The truth about old cabins is that while they earn a revered spot in magazines and in movies, they seldom elicit much interest when those idyllic old places are for sale. Too small, they say. Too dated. Too this or too that, but rarely too perfect. And so when an old wood cottage on Beach Road just a few paces up from the Wooddale beach and pier came to market a few years ago for $725k it shouldn’t surprise you to know that it sat on the market for a great long time. Price adjustments were made, markets changed, and yet this little cabin by the water with the knotty pine interior and a stone fireplace pressed against the east wall of the living room just sat.
On Friday, a young couple from Barrington rescued this three bedroom cabin from its market boredom, and when they closed for $417k they found a fun weekend getaway by the water, but they also found pure, unadulterated value. At $417k, the price represented a 16% discount off of the most recent asking price, and a whopping 43% discount off of that prior, mostly insane, ask of $725k. That’s the sort of deal buyers can find when they find appeal in something with a bit more dust on it than the market would like to see.
The cabin is indeed a cabin. It’s wood and it’s small-ish, but it has a garage and an ample lot and a most generous lake view. The proximity to the Wooddale beach is beyond ideal, and when you get to the pier and make your way to the slip that came with this property, well then I suppose now you’re starting to see that this cabin had the three magical attributes that every lake access vacation homes strives for: Proximity, view, and slip. Those things are nice, and necessary, but how does the sale look when it comes to value?
Since 2006, only two single family homes have sold with fully transferable boatslips on Geneva priced less than $417k. There was a sale in the Harvard Club for $365k, but that’s a cash only co-op so the restrictions bar it from being a fully usable comp. The two properties that did sell under this $417k mark include a mess of a house I sold in the Lake Geneva Club last year for $400k, and the other was a cottage right adjacent the Linn Pier boat launch in the Birches. That house sold for $380k, but you know how I feel about homes next to boat launches, so we’re going to ignore that sale but only because it deserves it. When looking back six long years only two properties have beat us in terms of slip-based value, and that’s a statistic that a new buyer can focus on and use to warm them on the upcoming cold winter nights.

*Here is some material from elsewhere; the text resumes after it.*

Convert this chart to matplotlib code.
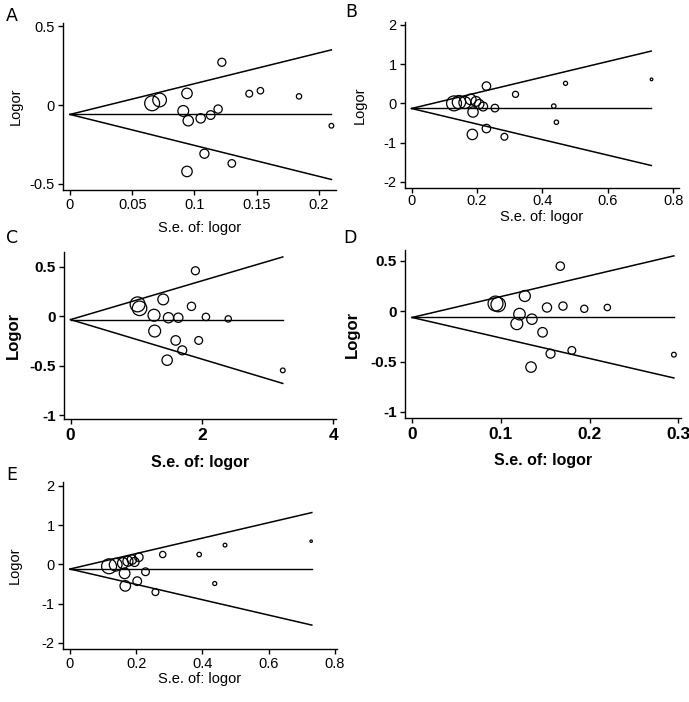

To the buyer I offer my congratulations, and best wishes for many years of lakeside fun. To this buyer and to any buyer I offer this bit of further advice: Use the home. Use it on sunny days and on cloudy days. Use it in the summer when it’s almost too hot to sleep, and use it in the winter when you have to remember to pack many extra blankets in order to chase away the cold. Use it on holidays and use it on Tuesdays, and if you use it as much as I know I would, then in that there can be no regrets.